Interesting article in today's NY Post
Below is an interesting article in today's NY Post in which Rocco admits that he comes off looking bad. What is most interesting is that he blames Topher for the bad vibes of the staff..just amazing how he conveniantly forgets that he ridiculed Topher in front of two tables for no reason toher than to get a laugh. Unfortunatley, it seems that he is portrayed in a much nicer light in the next episiodes. To me this is all a set up as his true colors were exposed and I really fear the remaining episodes will turn into a PR loaded lovefest that we all worried about due to the sponsor control.
By DON KAPLAN
August 5, 2003 -- CELEBRITY chefs with their own reality TV shows have their dark moments. Even entire episodes for that matter.
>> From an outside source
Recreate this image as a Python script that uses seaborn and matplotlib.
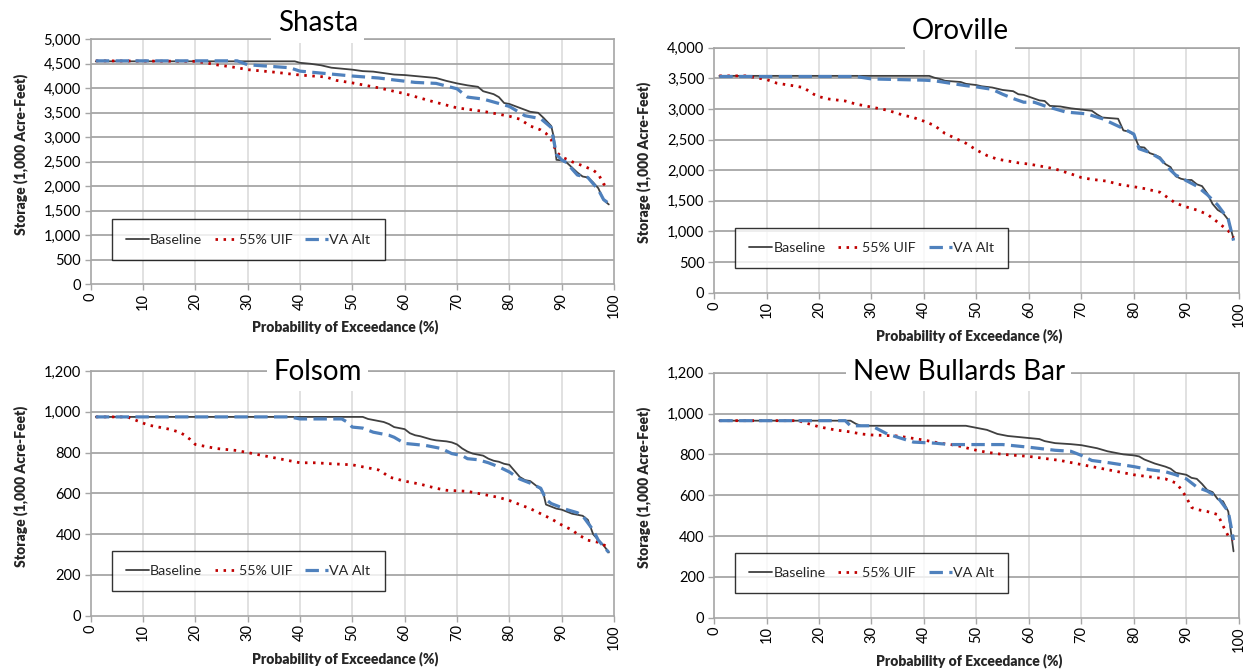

Ask Rocco DiSpirito, the star of NBC's "The Restaurant" who came out of Sunday's episode looking like a first-class jerk, resented by his waiters and slammed by customers - including Post TV critic Linda Stasi - for serving hot food cold and scrimping on the portions.
But he shrugs it off and says he's made peace with it.
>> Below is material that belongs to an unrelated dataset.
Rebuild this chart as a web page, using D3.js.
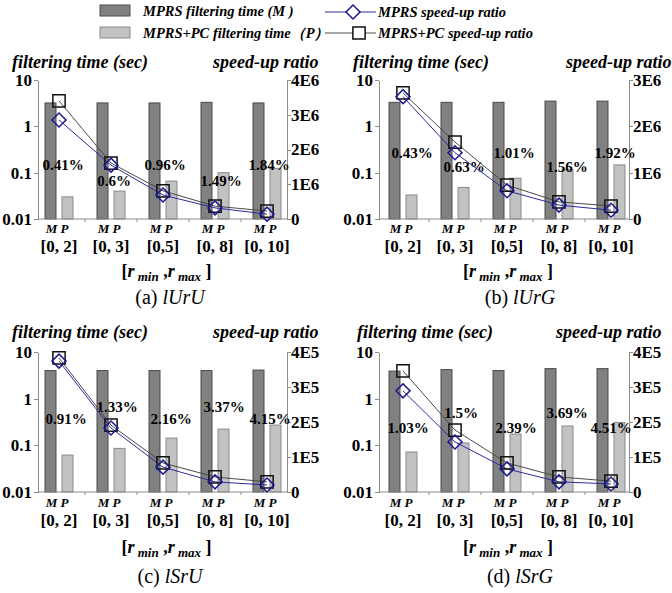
<!DOCTYPE html>
<html>
<head>
<meta charset="UTF-8">
<title>MPRS filtering time and speed-up ratio</title>
<script src="https://d3js.org/d3.v7.min.js"></script>
<style>
  body { margin: 0; background: #fff; }
  svg text { font-family: "Liberation Serif", "Times New Roman", serif; font-weight: bold; fill: #000; }
  .it { font-style: italic; }
  .axis path, .axis line { stroke: #8c8c8c; shape-rendering: crispEdges; }
  .barM { fill: #818181; stroke: #4a4a4a; stroke-width: 1; }
  .barP { fill: #c2c2c2; stroke: #8a8a8a; stroke-width: 1; }
</style>
</head>
<body>
<svg width="672" height="593"></svg>
<script>
// categories on the x axis
const categories = ["[0, 2]", "[0, 3]", "[0,5]", "[0, 8]", "[0, 10]"];

// left axis (log) ticks
const timeTicks = [0.01, 0.1, 1, 10];
const timeTickLabels = ["0.01", "0.1", "1", "10"];

// (a) lUrU
const timeM_a = [3.2, 3.2, 3.2, 3.3, 3.2];
const timeP_a = [0.030, 0.040, 0.066, 0.100, 0.124];
const ratioM_a = [2.85e6, 1.55e6, 0.69e6, 0.32e6, 0.14e6];
const ratioP_a = [3.40e6, 1.61e6, 0.81e6, 0.37e6, 0.23e6];
const pct_a = ["0.41%", "0.6%", "0.96%", "1.49%", "1.84%"];
const ratioTicks_a = [0, 1e6, 2e6, 3e6, 4e6];
const ratioLabels_a = ["0", "1E6", "2E6", "3E6", "4E6"];

// (b) lUrG
const timeM_b = [3.3, 3.3, 3.3, 3.5, 3.5];
const timeP_b = [0.033, 0.048, 0.076, 0.118, 0.147];
const ratioM_b = [2.64e6, 1.43e6, 0.61e6, 0.30e6, 0.19e6];
const ratioP_b = [2.72e6, 1.66e6, 0.73e6, 0.37e6, 0.28e6];
const pct_b = ["0.43%", "0.63%", "1.01%", "1.56%", "1.92%"];
const ratioTicks_b = [0, 1e6, 2e6, 3e6];
const ratioLabels_b = ["0", "1E6", "2E6", "3E6"];

// (c) lSrU
const timeM_c = [4.0, 4.0, 4.0, 4.0, 4.1];
const timeP_c = [0.062, 0.086, 0.143, 0.223, 0.272];
const ratioM_c = [3.74e5, 1.83e5, 0.71e5, 0.29e5, 0.20e5];
const ratioP_c = [3.83e5, 1.91e5, 0.83e5, 0.43e5, 0.29e5];
const pct_c = ["0.91%", "1.33%", "2.16%", "3.37%", "4.15%"];
const ratioTicks_c = [0, 1e5, 2e5, 3e5, 4e5];
const ratioLabels_c = ["0", "1E5", "2E5", "3E5", "4E5"];

// (d) lSrG
const timeM_d = [3.9, 4.2, 4.0, 4.4, 4.4];
const timeP_d = [0.072, 0.112, 0.175, 0.26, 0.31];
const ratioM_d = [2.89e5, 1.43e5, 0.66e5, 0.29e5, 0.23e5];
const ratioP_d = [3.46e5, 1.77e5, 0.83e5, 0.43e5, 0.31e5];
const pct_d = ["1.03%", "1.5%", "2.39%", "3.69%", "4.51%"];
const ratioTicks_d = ratioTicks_c;
const ratioLabels_d = ratioLabels_c;

const svg = d3.select("svg");

// layout of the 2x2 grid
const cols = [
  { lx: 38, rx: 287, c1: 59, capX: 170 },
  { lx: 379, rx: 629, c1: 403, capX: 520 }
];
const rows = [
  { top: 80, bottom: 219, title: 62, mp: 228, cat: 246, rl: 271, cap: 297 },
  { top: 352, bottom: 492, title: 332, mp: 502, cat: 520, rl: 547, cap: 576 }
];

const panels = [
  { letter: "a", name: "lUrU", col: 0, row: 0, tM: timeM_a, tP: timeP_a, rM: ratioM_a, rP: ratioP_a,
    pct: pct_a, rTicks: ratioTicks_a, rLabels: ratioLabels_a,
    pctY: [165, 181], pctDx: [4, 3, 2, 6, 2], lTitleX: 12, rTitleX: 213 },
  { letter: "b", name: "lUrG", col: 1, row: 0, tM: timeM_b, tP: timeP_b, rM: ratioM_b, rP: ratioP_b,
    pct: pct_b, rTicks: ratioTicks_b, rLabels: ratioLabels_b,
    pctY: [153, 167], pctDx: [9, 9, 7, 8, 4], lTitleX: 353, rTitleX: 566 },
  { letter: "c", name: "lSrU", col: 0, row: 1, tM: timeM_c, tP: timeP_c, rM: ratioM_c, rP: ratioP_c,
    pct: pct_c, rTicks: ratioTicks_c, rLabels: ratioLabels_c,
    pctY: [419, 407], pctDx: [7, 6, 8, 9, 3], lTitleX: 12, rTitleX: 213 },
  { letter: "d", name: "lSrG", col: 1, row: 1, tM: timeM_d, tP: timeP_d, rM: ratioM_d, rP: ratioP_d,
    pct: pct_d, rTicks: ratioTicks_d, rLabels: ratioLabels_d,
    pctY: [428, 413], pctDx: [5, 6, 9, 8, 0], lTitleX: 357, rTitleX: 556 }
];

const barW = 11, barGap = 6, step = 52;
const diamond = d3.symbol(d3.symbolSquare, 98)();
const square = d3.symbol(d3.symbolSquare, 150)();

panels.forEach(p => {
  const c = cols[p.col], r = rows[p.row];
  const g = svg.append("g");

  const x = d3.scaleBand().domain(categories)
    .range([c.c1 - step / 2, c.c1 - step / 2 + step * categories.length]);
  const cx = d => x(d) + x.bandwidth() / 2;
  const yT = d3.scaleLog().domain([0.01, 10]).range([r.bottom, r.top]);
  const yR = d3.scaleLinear().domain([0, d3.max(p.rTicks)]).range([r.bottom, r.top]);

  const rowsData = categories.map((cat, i) => ({
    cat, m: p.tM[i], pc: p.tP[i], rm: p.rM[i], rp: p.rP[i], pct: p.pct[i], i
  }));

  // bars
  g.selectAll(".barM").data(rowsData).join("rect").attr("class", "barM")
    .attr("x", d => cx(d.cat) - barGap / 2 - barW)
    .attr("width", barW)
    .attr("y", d => yT(d.m))
    .attr("height", d => yT(0.01) - yT(d.m));
  g.selectAll(".barP").data(rowsData).join("rect").attr("class", "barP")
    .attr("x", d => cx(d.cat) + barGap / 2)
    .attr("width", barW)
    .attr("y", d => yT(d.pc))
    .attr("height", d => yT(0.01) - yT(d.pc));

  // axes
  g.append("g").attr("class", "axis")
    .attr("transform", `translate(${c.lx},0)`)
    .call(d3.axisLeft(yT).tickValues(timeTicks)
      .tickFormat((d, i) => timeTickLabels[i]).tickSize(4).tickSizeOuter(0))
    .call(a => a.selectAll("text").attr("x", -6));
  g.append("g").attr("class", "axis")
    .attr("transform", `translate(${c.rx},0)`)
    .call(d3.axisRight(yR).tickValues(p.rTicks)
      .tickFormat((d, i) => p.rLabels[i]).tickSize(4).tickSizeOuter(0))
    .call(a => a.selectAll("text").attr("x", 4));
  g.append("line")
    .attr("x1", c.lx).attr("x2", c.rx)
    .attr("y1", r.bottom).attr("y2", r.bottom)
    .attr("stroke", "#8c8c8c");
  g.selectAll(".xtick").data(categories.slice(1)).join("line")
    .attr("x1", d => x(d)).attr("x2", d => x(d))
    .attr("y1", r.bottom).attr("y2", r.bottom + 3)
    .attr("stroke", "#8c8c8c");

  svg.selectAll(".axis text").attr("fill", "#000").style("font-size", "17px");

  // percentage labels
  g.selectAll(".pct").data(rowsData).join("text")
    .attr("x", d => cx(d.cat) + p.pctDx[d.i])
    .attr("y", d => p.pctY[d.i % 2])
    .attr("dy", "0.35em")
    .attr("text-anchor", "middle")
    .style("font-size", "15px")
    .text(d => d.pct);

  // speed-up ratio lines
  const lineP = d3.line().x(d => cx(d.cat)).y(d => yR(d.rp));
  const lineM = d3.line().x(d => cx(d.cat)).y(d => yR(d.rm));
  g.append("path").datum(rowsData).attr("d", lineP)
    .attr("fill", "none").attr("stroke", "#4a4a4a").attr("stroke-width", 1);
  g.append("path").datum(rowsData).attr("d", lineM)
    .attr("fill", "none").attr("stroke", "#2c2ca0").attr("stroke-width", 1);
  g.selectAll(".sq").data(rowsData).join("path")
    .attr("d", square)
    .attr("transform", d => `translate(${cx(d.cat)},${yR(d.rp)})`)
    .attr("fill", "none").attr("stroke", "#111").attr("stroke-width", 1.5);
  g.selectAll(".dm").data(rowsData).join("path")
    .attr("d", diamond)
    .attr("transform", d => `translate(${cx(d.cat)},${yR(d.rm)}) rotate(45)`)
    .attr("fill", "none").attr("stroke", "#1a1a90").attr("stroke-width", 1.5);

  // category labels
  g.selectAll(".mp").data(categories).join("text")
    .attr("class", "it")
    .attr("x", d => cx(d) - 2).attr("y", r.mp).attr("dy", "0.35em")
    .attr("text-anchor", "middle").style("font-size", "13px")
    .text("M P");
  g.selectAll(".cat").data(categories).join("text")
    .attr("x", d => cx(d)).attr("y", r.cat).attr("dy", "0.35em")
    .attr("text-anchor", "middle").style("font-size", "17px")
    .text(d => d);

  // [r_min ,r_max ]
  const rl = g.append("text")
    .attr("x", (c.lx + c.rx) / 2 + 4).attr("y", r.rl).attr("dy", "0.35em")
    .attr("text-anchor", "middle").style("font-size", "18px");
  rl.append("tspan").text("[");
  rl.append("tspan").attr("class", "it").text("r");
  rl.append("tspan").attr("class", "it").attr("dy", 4).style("font-size", "13px").text(" min");
  rl.append("tspan").attr("dy", -4).text(" ,");
  rl.append("tspan").attr("class", "it").text("r");
  rl.append("tspan").attr("class", "it").attr("dy", 4).style("font-size", "13px").text(" max");
  rl.append("tspan").attr("dy", -4).text("  ]");

  // titles
  g.append("text").attr("class", "it")
    .attr("x", p.lTitleX).attr("y", r.title).attr("dy", "0.35em")
    .style("font-size", "18px").text("filtering time (sec)");
  g.append("text").attr("class", "it")
    .attr("x", p.rTitleX).attr("y", r.title).attr("dy", "0.35em")
    .style("font-size", "18px").text("speed-up ratio");

  // caption
  const cap = g.append("text")
    .attr("x", c.capX).attr("y", r.cap).attr("dy", "0.35em")
    .attr("text-anchor", "middle")
    .style("font-size", "20px").style("font-weight", "normal");
  cap.append("tspan").text(`(${p.letter}) `);
  cap.append("tspan").attr("class", "it").text(p.name);
});

// legend
const legend = svg.append("g");
const barLegend = [
  { label: "MPRS filtering time (M )", cls: "barM", y: 5 },
  { label: "MPRS+PC filtering time（P）", cls: "barP", y: 27 }
];
legend.selectAll("rect").data(barLegend).join("rect")
  .attr("class", d => d.cls)
  .attr("x", 100).attr("y", d => d.y).attr("width", 30).attr("height", 11);
legend.selectAll(".lb").data(barLegend).join("text")
  .attr("class", "it")
  .attr("x", 143).attr("y", d => d.y + 6).attr("dy", "0.35em")
  .style("font-size", "14.5px").text(d => d.label);

const lineLegend = [
  { label: "MPRS speed-up ratio", y: 12, stroke: "#2c2ca0", mark: "dm", mx: 353 },
  { label: "MPRS+PC speed-up ratio", y: 33, stroke: "#4a4a4a", mark: "sq", mx: 359 }
];
lineLegend.forEach(d => {
  legend.append("line").attr("x1", 325).attr("x2", 376)
    .attr("y1", d.y).attr("y2", d.y).attr("stroke", d.stroke);
  legend.append("path")
    .attr("d", d.mark === "dm" ? diamond : square)
    .attr("transform", d.mark === "dm" ? `translate(${d.mx},${d.y}) rotate(45)` : `translate(${d.mx},${d.y})`)
    .attr("fill", "#fff")
    .attr("stroke", d.mark === "dm" ? "#1a1a90" : "#111").attr("stroke-width", 1.5);
  legend.append("text").attr("class", "it")
    .attr("x", 378).attr("y", d.y).attr("dy", "0.35em")
    .style("font-size", "14.5px").text(d.label);
});
</script>
</body>
</html>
"If I had to worry about everything that everyone said about me I'd be a completely disabled and handicapped human being," DiSpirito told The Post yesterday.
In Sunday's episode of the NBC reality show, which was taped last spring, DiSpirito was seen carousing with customers and posing for pictures while one catastrophe after another unfolds at the restaurant.
He also comes off as callous, rude and disconnected from his huge staff - especially after he sends home, Gideon, a dedicated worker who broke his arm while working at the restaurant.
"He must think himself of some great personality, like he's above this whole game," grumbles Topher, a waiter whom Rocco blames for the problems.
The litany of complaints exploded at a 3:30 a.m. gripe session the staff had after closing that night.
"I think that he's only dealing with guests and that he has no connection to the staff," shrieked an angry staffer.
"I didn't see those people talk about me until [Sunday] night," says DiSpirito. "It's not entirely surprising, but when you're the leader of 75 people, there's bound to be some discussion about you," he says.
"It's a lesson I learned years ago. I try to not let it affect my good judgment."
In the coming episodes, DiSpirito is said to finally earn the respect of his staff.
"This was the dark episode," a production source said. "He was at his worst, but starting next week he takes matters into his own hands."
Meanwhile, after just a couple of months of business, angry former workers from Rocco's are abound in New York. And DiSpirito admits they've lost about 45 percent of the staff since the opening - a normal by-product of opening a new restaurant.
"You typically hire about twice as many people as you need, knowing that it's a brutal process [to open a restaurant] and that it takes a certain kind of person to go through an opening and that's a different kind of person than it takes to walk into an established restaurant and just pick up a system and be a part of it," he says.
Despite the attrition, at least 10 of the original staffers featured on the show as regular characters - including DiSpirito and his mom - are still working at Rocco's.